Extracted records
§
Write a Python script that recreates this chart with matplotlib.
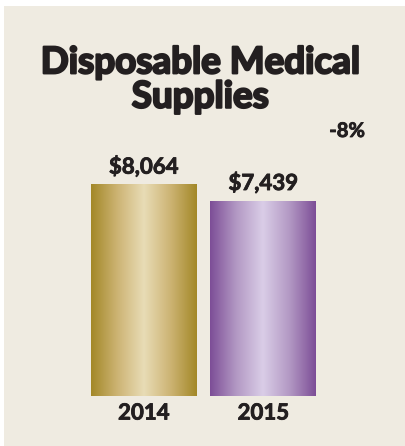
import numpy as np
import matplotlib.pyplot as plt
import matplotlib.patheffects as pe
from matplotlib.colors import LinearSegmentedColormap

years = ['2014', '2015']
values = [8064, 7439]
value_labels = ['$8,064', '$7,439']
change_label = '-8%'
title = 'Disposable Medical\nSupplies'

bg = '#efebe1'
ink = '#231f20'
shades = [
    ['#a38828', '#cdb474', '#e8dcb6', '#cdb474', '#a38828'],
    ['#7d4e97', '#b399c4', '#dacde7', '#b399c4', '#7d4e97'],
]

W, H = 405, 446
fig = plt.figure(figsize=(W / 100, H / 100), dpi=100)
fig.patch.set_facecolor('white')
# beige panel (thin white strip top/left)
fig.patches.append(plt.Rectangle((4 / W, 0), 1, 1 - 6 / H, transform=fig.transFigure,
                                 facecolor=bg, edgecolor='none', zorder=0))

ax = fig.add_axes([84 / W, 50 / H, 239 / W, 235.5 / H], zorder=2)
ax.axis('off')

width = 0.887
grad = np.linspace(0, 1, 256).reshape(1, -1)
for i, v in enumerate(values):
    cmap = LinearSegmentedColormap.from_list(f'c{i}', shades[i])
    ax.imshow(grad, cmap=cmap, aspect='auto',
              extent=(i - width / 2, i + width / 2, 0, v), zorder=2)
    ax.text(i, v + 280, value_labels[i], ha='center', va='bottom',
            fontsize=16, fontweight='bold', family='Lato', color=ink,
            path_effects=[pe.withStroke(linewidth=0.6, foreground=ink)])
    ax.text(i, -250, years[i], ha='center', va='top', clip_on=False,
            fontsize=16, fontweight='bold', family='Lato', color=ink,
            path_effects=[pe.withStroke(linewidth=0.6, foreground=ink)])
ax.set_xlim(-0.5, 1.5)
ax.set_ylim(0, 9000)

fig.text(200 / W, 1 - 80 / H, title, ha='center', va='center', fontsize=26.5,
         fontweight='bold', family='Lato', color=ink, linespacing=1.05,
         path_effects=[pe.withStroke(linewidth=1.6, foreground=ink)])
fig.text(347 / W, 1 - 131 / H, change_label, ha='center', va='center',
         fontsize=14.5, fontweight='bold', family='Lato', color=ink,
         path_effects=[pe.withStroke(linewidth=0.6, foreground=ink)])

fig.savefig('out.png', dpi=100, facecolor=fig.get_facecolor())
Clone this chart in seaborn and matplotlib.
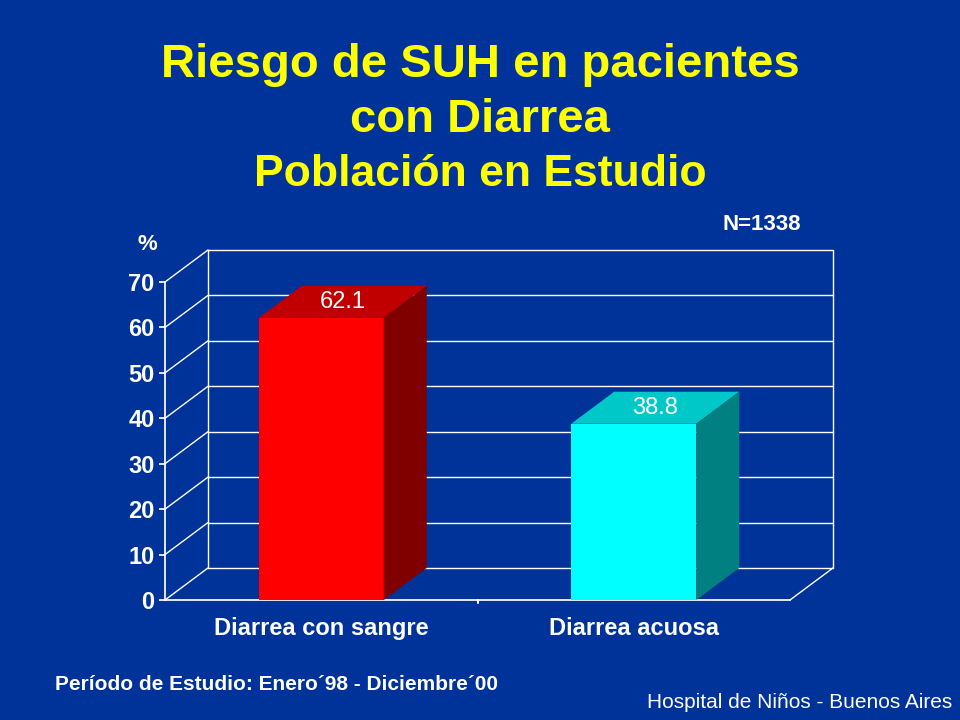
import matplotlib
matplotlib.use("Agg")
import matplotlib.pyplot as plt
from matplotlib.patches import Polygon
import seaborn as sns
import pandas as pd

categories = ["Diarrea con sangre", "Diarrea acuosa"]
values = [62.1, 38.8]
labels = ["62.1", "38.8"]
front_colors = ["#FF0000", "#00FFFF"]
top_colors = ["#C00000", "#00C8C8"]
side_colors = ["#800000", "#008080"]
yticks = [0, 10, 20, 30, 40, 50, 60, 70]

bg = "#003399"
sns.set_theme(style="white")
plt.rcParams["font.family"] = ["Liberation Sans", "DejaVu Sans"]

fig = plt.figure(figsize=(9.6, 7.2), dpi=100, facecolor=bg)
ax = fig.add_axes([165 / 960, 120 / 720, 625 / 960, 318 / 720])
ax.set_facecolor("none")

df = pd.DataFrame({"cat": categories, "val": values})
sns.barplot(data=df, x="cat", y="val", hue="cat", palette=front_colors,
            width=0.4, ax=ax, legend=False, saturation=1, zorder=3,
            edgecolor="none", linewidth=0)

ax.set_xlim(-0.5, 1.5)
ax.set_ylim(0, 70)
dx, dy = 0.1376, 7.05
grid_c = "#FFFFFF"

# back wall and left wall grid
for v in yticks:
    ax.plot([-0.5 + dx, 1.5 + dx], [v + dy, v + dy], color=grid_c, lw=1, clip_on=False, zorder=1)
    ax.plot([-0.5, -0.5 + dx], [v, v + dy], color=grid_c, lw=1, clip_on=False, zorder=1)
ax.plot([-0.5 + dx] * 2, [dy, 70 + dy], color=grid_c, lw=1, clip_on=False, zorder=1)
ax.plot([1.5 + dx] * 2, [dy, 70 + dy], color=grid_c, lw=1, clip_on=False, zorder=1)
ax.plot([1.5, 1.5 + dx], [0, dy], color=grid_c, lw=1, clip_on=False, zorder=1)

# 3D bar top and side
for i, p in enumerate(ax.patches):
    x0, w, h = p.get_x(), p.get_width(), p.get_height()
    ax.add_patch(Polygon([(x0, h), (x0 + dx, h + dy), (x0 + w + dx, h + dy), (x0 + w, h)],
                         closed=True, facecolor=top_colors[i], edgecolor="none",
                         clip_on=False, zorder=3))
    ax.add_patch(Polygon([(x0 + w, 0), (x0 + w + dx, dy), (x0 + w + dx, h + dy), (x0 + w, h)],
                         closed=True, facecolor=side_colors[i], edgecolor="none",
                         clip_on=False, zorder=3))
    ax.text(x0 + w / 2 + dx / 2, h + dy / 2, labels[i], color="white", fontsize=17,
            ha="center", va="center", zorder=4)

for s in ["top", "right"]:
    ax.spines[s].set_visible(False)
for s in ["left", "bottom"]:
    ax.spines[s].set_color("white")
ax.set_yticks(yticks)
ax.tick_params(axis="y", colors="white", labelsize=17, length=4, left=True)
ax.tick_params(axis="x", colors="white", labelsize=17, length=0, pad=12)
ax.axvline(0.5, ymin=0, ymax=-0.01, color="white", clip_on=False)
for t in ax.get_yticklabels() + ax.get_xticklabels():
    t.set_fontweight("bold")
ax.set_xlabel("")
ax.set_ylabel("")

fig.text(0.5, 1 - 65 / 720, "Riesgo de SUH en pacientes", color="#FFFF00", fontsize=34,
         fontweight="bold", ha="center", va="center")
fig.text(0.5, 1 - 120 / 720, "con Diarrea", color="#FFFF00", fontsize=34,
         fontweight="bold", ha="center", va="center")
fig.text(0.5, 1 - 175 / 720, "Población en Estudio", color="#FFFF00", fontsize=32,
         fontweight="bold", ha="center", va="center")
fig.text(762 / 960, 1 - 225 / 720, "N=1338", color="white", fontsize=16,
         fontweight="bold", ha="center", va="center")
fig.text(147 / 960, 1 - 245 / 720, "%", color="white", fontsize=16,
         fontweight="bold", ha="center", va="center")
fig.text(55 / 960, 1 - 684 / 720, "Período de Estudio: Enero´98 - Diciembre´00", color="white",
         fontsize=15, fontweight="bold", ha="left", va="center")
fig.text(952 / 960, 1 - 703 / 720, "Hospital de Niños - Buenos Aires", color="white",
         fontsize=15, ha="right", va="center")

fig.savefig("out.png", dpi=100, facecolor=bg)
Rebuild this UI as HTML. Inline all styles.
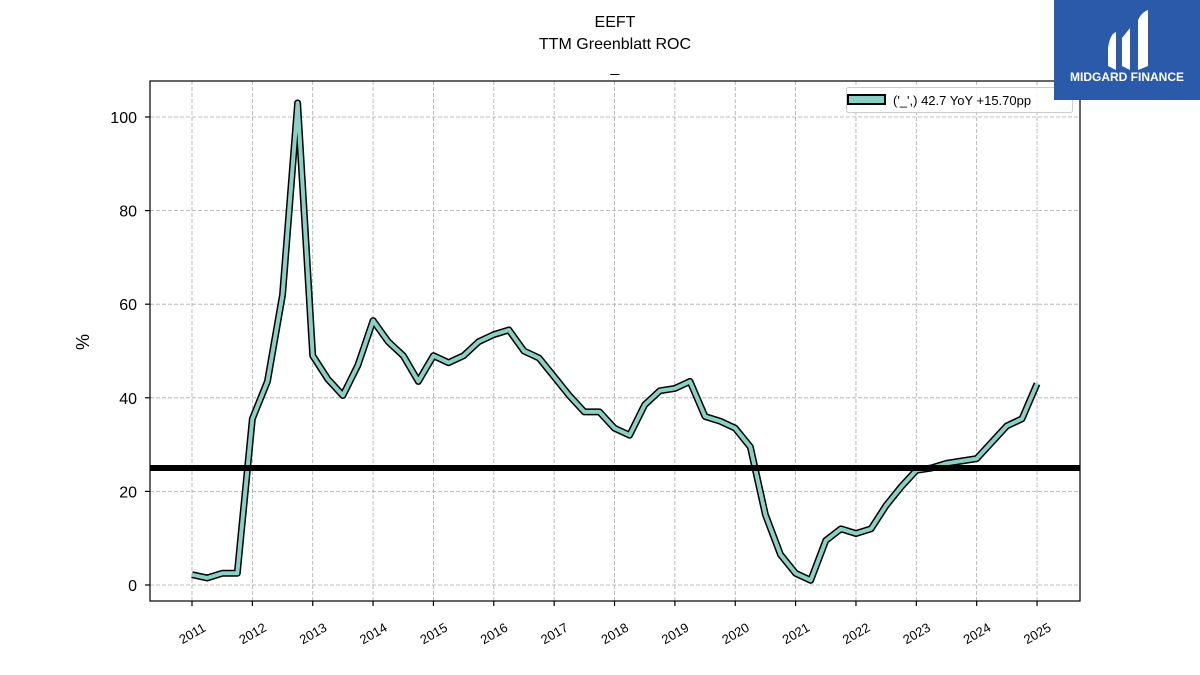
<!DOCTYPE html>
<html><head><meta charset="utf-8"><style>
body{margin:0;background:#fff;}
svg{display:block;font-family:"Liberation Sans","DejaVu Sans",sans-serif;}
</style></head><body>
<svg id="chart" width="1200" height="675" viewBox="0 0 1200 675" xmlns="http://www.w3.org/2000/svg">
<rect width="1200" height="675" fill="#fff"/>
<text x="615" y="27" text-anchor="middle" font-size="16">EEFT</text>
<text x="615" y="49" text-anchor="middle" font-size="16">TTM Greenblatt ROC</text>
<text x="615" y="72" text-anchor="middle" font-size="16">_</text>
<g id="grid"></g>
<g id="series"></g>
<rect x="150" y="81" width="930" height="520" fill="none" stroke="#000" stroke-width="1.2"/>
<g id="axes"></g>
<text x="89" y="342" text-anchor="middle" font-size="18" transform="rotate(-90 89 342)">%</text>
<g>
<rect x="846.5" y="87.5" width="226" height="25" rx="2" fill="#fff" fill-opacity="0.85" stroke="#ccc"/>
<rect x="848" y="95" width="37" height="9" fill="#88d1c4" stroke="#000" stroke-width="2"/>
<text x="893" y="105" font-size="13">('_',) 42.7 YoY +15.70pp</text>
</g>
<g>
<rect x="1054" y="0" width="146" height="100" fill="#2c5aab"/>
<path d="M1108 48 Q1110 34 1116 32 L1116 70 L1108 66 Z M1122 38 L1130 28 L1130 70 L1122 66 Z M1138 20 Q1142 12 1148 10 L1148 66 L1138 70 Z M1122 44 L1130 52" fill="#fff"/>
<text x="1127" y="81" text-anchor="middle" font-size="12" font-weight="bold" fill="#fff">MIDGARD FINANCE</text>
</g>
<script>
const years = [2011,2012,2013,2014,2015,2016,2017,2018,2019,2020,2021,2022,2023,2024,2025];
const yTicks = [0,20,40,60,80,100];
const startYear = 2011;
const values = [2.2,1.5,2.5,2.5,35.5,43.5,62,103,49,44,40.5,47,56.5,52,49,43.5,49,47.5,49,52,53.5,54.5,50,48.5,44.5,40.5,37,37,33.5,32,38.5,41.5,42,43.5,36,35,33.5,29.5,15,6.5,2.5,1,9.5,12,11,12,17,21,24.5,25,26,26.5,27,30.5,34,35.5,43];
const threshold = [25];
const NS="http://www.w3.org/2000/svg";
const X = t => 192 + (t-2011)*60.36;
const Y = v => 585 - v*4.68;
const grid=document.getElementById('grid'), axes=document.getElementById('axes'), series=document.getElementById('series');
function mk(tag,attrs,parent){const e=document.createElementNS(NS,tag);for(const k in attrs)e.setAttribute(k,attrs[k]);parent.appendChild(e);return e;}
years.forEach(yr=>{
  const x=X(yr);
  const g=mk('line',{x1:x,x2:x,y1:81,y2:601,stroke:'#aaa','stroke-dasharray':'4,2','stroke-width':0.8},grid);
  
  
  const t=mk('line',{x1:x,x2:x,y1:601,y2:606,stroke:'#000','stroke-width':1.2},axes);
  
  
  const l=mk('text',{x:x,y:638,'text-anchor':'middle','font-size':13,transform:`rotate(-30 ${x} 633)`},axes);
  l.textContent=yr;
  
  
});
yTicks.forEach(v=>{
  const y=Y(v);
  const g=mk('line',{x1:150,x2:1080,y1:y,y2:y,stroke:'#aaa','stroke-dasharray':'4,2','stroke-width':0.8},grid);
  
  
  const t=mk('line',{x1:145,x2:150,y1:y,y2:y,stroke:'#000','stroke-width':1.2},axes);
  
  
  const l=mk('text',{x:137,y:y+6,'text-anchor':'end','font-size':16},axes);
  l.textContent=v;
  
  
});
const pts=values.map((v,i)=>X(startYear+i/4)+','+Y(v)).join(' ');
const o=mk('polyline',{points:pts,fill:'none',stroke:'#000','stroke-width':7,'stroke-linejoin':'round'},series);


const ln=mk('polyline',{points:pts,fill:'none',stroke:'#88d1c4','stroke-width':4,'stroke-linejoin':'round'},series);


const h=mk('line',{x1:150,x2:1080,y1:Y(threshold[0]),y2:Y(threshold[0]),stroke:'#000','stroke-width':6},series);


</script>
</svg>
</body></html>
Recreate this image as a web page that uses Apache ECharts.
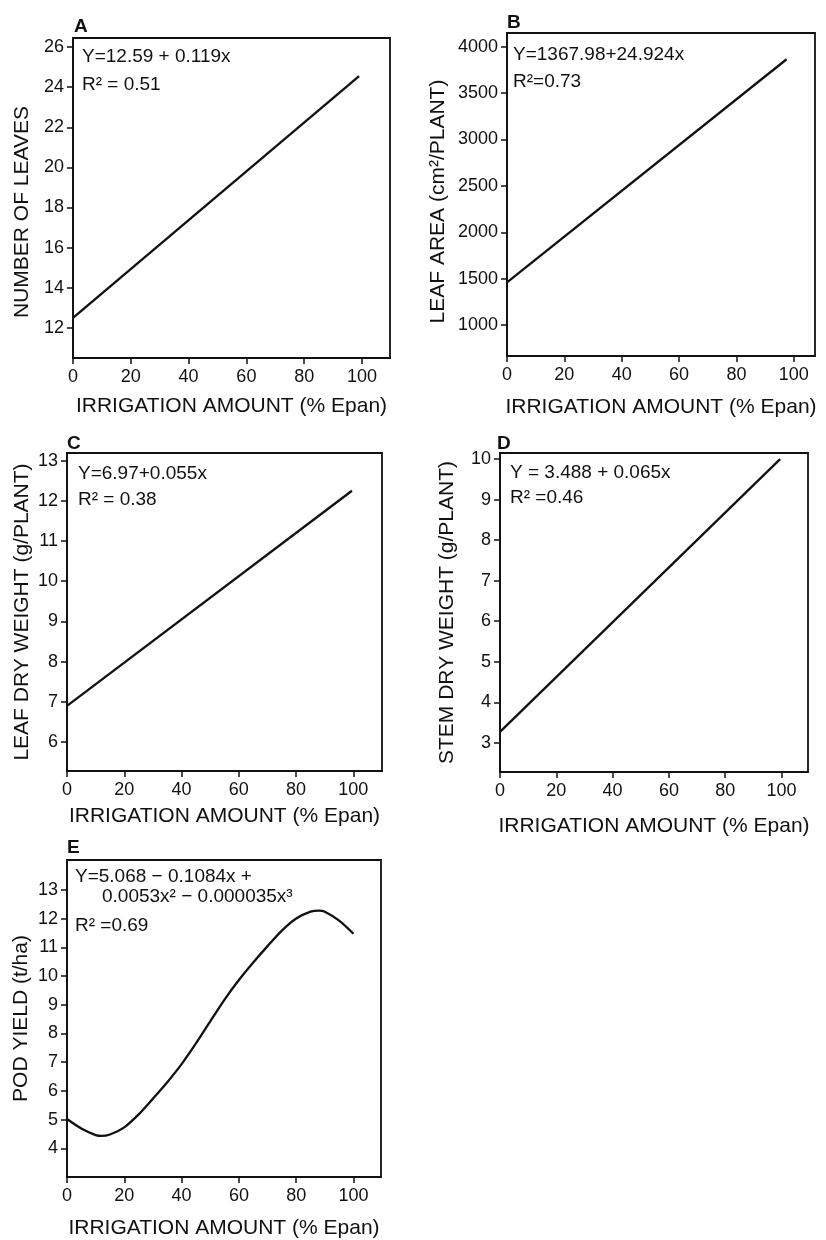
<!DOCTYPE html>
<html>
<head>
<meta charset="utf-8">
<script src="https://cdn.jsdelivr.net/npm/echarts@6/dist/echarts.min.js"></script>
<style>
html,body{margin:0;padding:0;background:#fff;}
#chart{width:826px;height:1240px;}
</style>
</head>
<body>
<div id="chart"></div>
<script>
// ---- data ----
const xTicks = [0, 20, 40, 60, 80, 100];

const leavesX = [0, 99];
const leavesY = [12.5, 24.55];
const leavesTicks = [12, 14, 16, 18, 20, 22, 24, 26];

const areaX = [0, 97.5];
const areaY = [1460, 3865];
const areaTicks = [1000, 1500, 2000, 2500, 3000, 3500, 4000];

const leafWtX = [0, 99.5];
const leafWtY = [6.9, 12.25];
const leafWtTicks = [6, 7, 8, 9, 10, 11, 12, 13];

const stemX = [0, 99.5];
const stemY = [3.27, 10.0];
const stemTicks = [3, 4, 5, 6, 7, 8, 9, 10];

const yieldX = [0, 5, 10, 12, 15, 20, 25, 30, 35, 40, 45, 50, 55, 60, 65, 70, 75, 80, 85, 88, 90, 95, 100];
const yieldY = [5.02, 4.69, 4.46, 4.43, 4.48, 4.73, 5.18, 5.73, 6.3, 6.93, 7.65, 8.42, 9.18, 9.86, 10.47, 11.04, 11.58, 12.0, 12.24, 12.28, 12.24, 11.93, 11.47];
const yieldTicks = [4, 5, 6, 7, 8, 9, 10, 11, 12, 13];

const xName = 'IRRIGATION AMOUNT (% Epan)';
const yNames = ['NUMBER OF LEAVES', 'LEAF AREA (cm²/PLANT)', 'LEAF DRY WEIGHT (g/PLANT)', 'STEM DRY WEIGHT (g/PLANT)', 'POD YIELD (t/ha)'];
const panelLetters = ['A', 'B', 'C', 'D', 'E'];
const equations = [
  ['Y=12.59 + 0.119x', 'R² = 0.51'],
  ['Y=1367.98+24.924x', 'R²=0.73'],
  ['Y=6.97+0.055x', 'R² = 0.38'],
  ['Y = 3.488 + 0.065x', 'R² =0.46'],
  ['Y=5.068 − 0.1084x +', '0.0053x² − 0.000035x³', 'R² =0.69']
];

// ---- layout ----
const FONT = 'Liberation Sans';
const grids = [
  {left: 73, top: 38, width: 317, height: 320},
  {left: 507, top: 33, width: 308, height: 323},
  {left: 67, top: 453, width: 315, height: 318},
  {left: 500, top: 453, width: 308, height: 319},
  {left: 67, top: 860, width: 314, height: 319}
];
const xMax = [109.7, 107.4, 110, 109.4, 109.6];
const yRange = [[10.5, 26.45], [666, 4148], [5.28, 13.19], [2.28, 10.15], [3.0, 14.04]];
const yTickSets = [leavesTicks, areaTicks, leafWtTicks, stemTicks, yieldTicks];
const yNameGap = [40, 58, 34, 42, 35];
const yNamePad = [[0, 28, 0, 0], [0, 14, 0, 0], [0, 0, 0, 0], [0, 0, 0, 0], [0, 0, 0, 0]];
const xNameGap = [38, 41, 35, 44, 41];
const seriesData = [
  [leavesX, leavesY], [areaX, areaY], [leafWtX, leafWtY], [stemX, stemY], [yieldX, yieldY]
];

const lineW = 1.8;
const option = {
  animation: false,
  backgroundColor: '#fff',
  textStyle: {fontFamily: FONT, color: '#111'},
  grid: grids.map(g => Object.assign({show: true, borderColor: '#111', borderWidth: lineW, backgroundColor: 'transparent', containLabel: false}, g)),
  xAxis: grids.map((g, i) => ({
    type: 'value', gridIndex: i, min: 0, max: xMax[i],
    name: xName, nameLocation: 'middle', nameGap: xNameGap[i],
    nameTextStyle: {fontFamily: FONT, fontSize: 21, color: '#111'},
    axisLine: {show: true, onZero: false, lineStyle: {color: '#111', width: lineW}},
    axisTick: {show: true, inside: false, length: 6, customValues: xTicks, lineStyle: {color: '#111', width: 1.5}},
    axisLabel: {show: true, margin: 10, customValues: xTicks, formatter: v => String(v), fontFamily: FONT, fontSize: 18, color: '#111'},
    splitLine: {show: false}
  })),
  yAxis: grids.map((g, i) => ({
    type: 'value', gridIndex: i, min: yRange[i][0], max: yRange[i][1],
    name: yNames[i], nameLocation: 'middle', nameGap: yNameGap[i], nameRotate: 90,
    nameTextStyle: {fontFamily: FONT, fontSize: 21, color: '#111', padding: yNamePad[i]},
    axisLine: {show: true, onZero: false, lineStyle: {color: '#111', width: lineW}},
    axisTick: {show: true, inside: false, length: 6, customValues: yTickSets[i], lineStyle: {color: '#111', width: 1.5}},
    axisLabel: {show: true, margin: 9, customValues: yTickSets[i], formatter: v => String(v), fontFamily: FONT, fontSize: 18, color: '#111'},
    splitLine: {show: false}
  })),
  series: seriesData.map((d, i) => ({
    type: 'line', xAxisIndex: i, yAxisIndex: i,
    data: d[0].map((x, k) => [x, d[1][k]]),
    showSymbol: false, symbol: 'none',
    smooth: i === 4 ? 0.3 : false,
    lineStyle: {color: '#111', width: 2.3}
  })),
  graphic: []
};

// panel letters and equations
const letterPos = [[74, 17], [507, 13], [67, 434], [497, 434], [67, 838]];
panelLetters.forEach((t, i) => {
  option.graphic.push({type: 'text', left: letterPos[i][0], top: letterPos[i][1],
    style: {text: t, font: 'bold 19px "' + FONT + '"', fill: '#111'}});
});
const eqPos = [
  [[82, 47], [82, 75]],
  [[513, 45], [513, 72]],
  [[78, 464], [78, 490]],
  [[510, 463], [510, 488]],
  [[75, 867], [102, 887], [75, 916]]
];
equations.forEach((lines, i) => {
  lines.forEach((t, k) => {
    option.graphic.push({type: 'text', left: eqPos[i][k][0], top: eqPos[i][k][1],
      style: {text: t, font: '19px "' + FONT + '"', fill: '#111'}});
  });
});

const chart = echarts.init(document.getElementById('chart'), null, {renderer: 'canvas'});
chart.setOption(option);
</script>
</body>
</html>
§
Required work: Pick out the lines that include the word "this" and write them out.

Result of the exercise:
Write a Python script that recreates this chart with matplotlib.
Clone this chart in seaborn and matplotlib.
Rebuild this UI as HTML. Inline all styles.
Recreate this image as a web page that uses Apache ECharts.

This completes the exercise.